Question

The pH of a lime is 1.90. What is the `[H_3O^+]`?

Answer 1

`[H_3O^+]=10^(-1.90)*mol*L^-1=1.26xx10^-2*mol*L^-1`

Explanation:

We know that water undergoes autoprotolysis according to the following equation......

`2H_2O(l)rightleftharpoonsH_3O^+ + HO^-`

WE know by precise measurement at `298*K` under standard conditions, the ion product......

`K_w=[H_3O^+][HO^-]=10^-14`.

Now this is an equation, that I may divide, subtract, multiply, PROVIDED that I does it to both sides.
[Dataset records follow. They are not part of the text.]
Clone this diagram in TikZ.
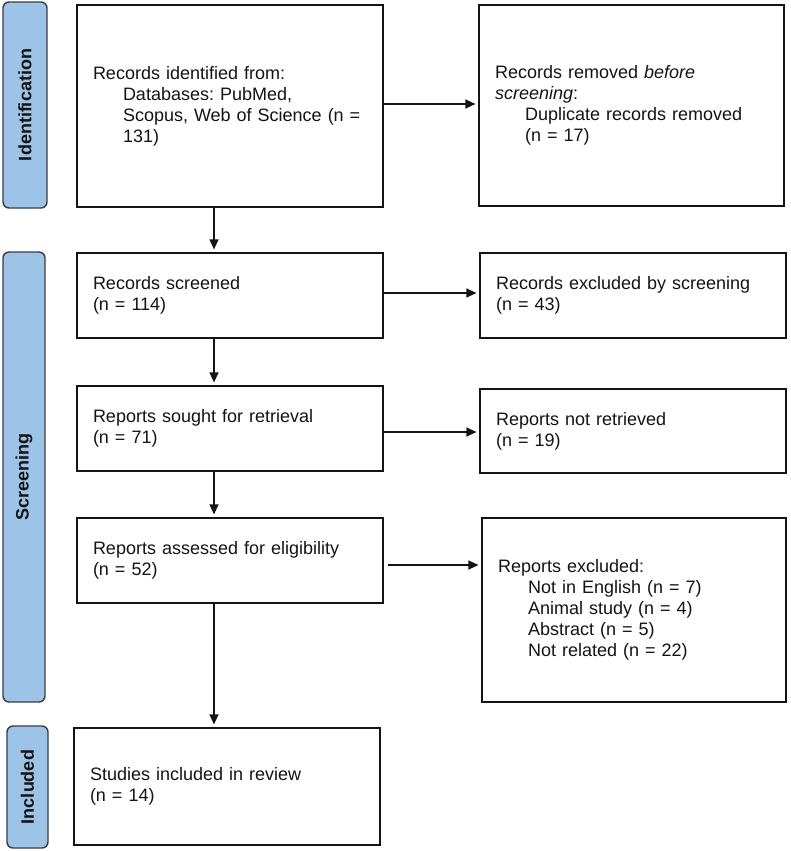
\documentclass[tikz,border=0pt]{standalone}
\usepackage{fontspec}
\setmainfont{Liberation Sans}
\usetikzlibrary{arrows.meta}
\definecolor{barblue}{RGB}{157,195,230}
\definecolor{bardraw}{RGB}{55,62,70}
\definecolor{ink}{RGB}{20,20,20}
\tikzset{
  box/.style={draw=ink, line width=1.2pt, fill=white, align=left, inner xsep=16pt, inner ysep=0pt,
    font=\fontsize{18}{21}\selectfont\frenchspacing, text=ink},
  phasebar/.style={draw=bardraw, line width=1.4pt, fill=barblue, rounded corners=6pt, rotate=90,
    font=\fontsize{18}{21}\selectfont\bfseries, text=ink, inner sep=0pt},
  flow/.style={draw=ink, line width=1.2pt, -{Triangle[length=10pt,width=9pt]}, shorten >=3pt}
}
\newcommand{\ind}{\hspace*{30pt}}
\frenchspacing
\begin{document}
\begin{tikzpicture}[x=1pt,y=-1pt]
\useasboundingbox (0,0) rectangle (790,851);
% phase bars
\node[phasebar, minimum width=206pt, minimum height=44pt] (idb) at (25,105) {Identification};
\node[phasebar, minimum width=450pt, minimum height=42pt] (scb) at (24,477) {Screening};
\node[phasebar, minimum width=122pt, minimum height=41pt] (inb) at (27.5,787) {Included};
% boxes
\node[box, text width=274pt, minimum height=202pt] (b1) at (230,106)
  {Records identified from:\\\ind Databases: PubMed,\\\ind Scopus, Web of Science (n =\\\ind 131)};
\node[box, text width=273pt, minimum height=201pt] (b2) at (631.5,105.5)
  {Records removed \textit{before}\\\textit{screening}:\\\ind Duplicate records removed\\\ind (n = 17)};
\node[box, text width=274pt, minimum height=85pt] (b3) at (230,295.5)
  {Records screened\\(n = 114)};
\node[box, text width=274pt, minimum height=85pt] (b4) at (633,295.5)
  {Records excluded by screening\\(n = 43)};
\node[box, text width=274pt, minimum height=85pt] (b5) at (230,428.5)
  {Reports sought for retrieval\\(n = 71)};
\node[box, text width=274pt, minimum height=84pt] (b6) at (633,431)
  {Reports not retrieved\\(n = 19)};
\node[box, text width=274pt, minimum height=85pt] (b7) at (230,560.5)
  {Reports assessed for eligibility\\(n = 52)};
\node[box, text width=272pt, minimum height=184pt] (b8) at (634,610)
  {Reports excluded:\\\ind Not in English (n = 7)\\\ind Animal study (n = 4)\\\ind Abstract (n = 5)\\\ind Not related (n = 22)};
\node[box, text width=274pt, minimum height=117pt] (b9) at (227,786.5)
  {Studies included in review\\(n = 14)};
% vertical arrows
\draw[flow] (b1.south -| 214,0) -- (b3.north -| 214,0);
\draw[flow] (b3.south -| 214,0) -- (b5.north -| 214,0);
\draw[flow] (b5.south -| 214,0) -- (b7.north -| 214,0);
\draw[flow] (b7.south -| 214,0) -- (b9.north -| 214,0);
% horizontal arrows
\draw[flow] (b1.east |- 0,104) -- (b2.west |- 0,104);
\draw[flow] (b3.east |- 0,293) -- (b4.west |- 0,293);
\draw[flow] (b5.east |- 0,432) -- (b6.west |- 0,432);
\draw[flow, shorten <=4pt] (b7.east |- 0,565) -- (b8.west |- 0,565);
\end{tikzpicture}
\end{document}
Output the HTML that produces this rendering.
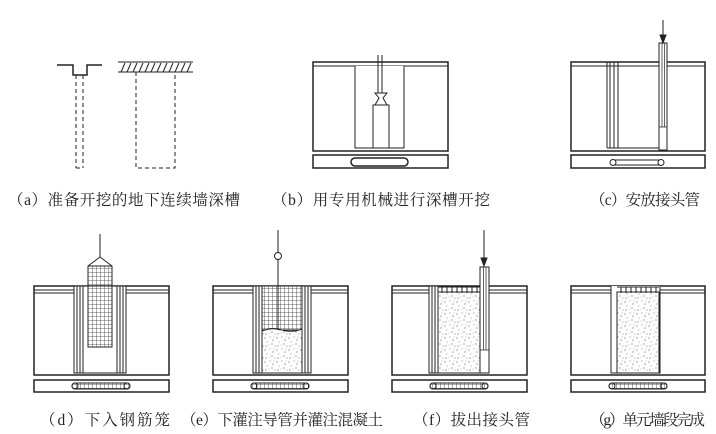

One thing I can do is to take `log_10` of BOTH SIDES........

`log_10{K_w}=log_10{[H_3O^+][HO^-]}=log_10(10^-14)`

And thus `log_10[H_3O^+]+log_10[HO-]=-14`, and on rearrangement.....

`14=underbrace(-log_10[H_3O^+])_(pH)underbrace(-log_10[HO^-])_(pOH)`

And so (FINALLY) we gets our working relationship, which you should commit to memory.....

`pH+pOH=14`

We have `pH=1.90`. And thus we take antilogs.......

`[H_3O^+]=10^(-1.90)*mol*L^-1=1.26xx10^-2*mol*L^-1`

Back in the day, instead of using calculators to find logs etc, students would have to use logarithmic tables to find `pH` etc. A modern electronic calculator, and I picked up mine for `£1-00` in a remainders shop, is so much easier.

Note that most things that taste good and piquant, limes, lemon, wine, cheese, butter, are acidic.